(Argus, 8.Dec.2020) — Trinidad and Tobago’s faltering LNG production will decline further in 2021 when 20pc of Atlantic’s liquefaction capacity undergoes an indefinite turnaround because of a natural gas shortage.
Atlantic’s 3mn t/yr Train 1 will not be completely shut down in January, but the turnaround will put it “in an operations-ready mode for all of 2021 into 2022,” energy minister Franklin Khan said on 4 December.
BP, which supplies all the gas for Train 1, said its infill drilling had failed to deliver at forecast levels to ensure supply.
“Train 1 will continue to operate in 2021 and will be part of a wider negotiation among Atlantic’s shareholders to form one unitized facility encompassing all four trains,” Khan said.
“The shareholders have approved the turnaround scheduled in January for the train,” he said, without detailing the schedule.
“We are in some sensitive negotiations … with upstreamers to supply gas to Train 1,” Khan said.
BP and Shell are the top shareholders in the four-train 14.8mn t/yr Atlantic liquefaction plant in southwestern Trinidad. They are also the Caribbean country’s leading gas producers. BP, Shell and Atlantic have not responded to queries about the duration of the turnaround.
Train 1 needs 250mn cf/d of gas to operate efficiently, the energy ministry told Argus yesterday. “The length of the turnaround will be determined by the speed at which the gas can be identified,” it said.
LNG production totaled 19.68mn m³ in January-September 2020, down by 9.6pc from the corresponding 2019 period, according to energy ministry data.
Gas production of 3.21 Bcf/d in January-September fell by 11.2pc on the year.

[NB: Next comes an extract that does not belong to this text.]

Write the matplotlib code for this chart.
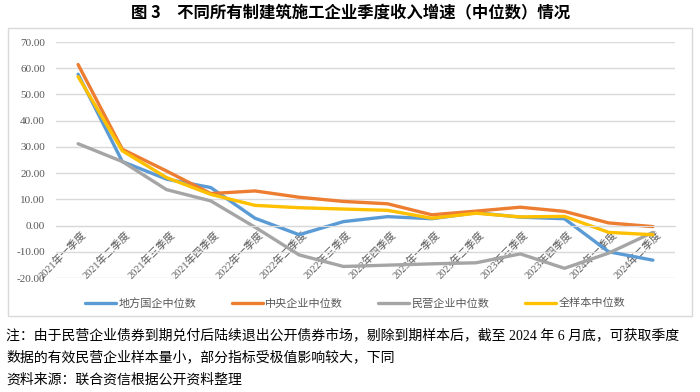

The different ownership structure of each of Atlantic’s four trains has complicated feedstock allocation since Trinidad’s gas production started to decline a decade ago.
Shell is Atlantic’s majority shareholder with an overall 53pc stake in the complex. BP holds 39.2pc overall while Trinidad’s state-owned gas company NGC has a 10pc interest in Train 1 and 11.11pc in Train 4. China’s sovereign wealth fund CIC unit Summer Soca owns 10pc of Train 1.
The four liquefaction trains will operate as a single unit under a restructuring being negotiated, the government and the shareholders said in February 2020.
The restructuring “will result in the unitization of the Atlantic entities that own the four LNG trains into a single entity with a simplified commercial structure which will enable long-term investments in the upstream and at Atlantic,” they said at the time.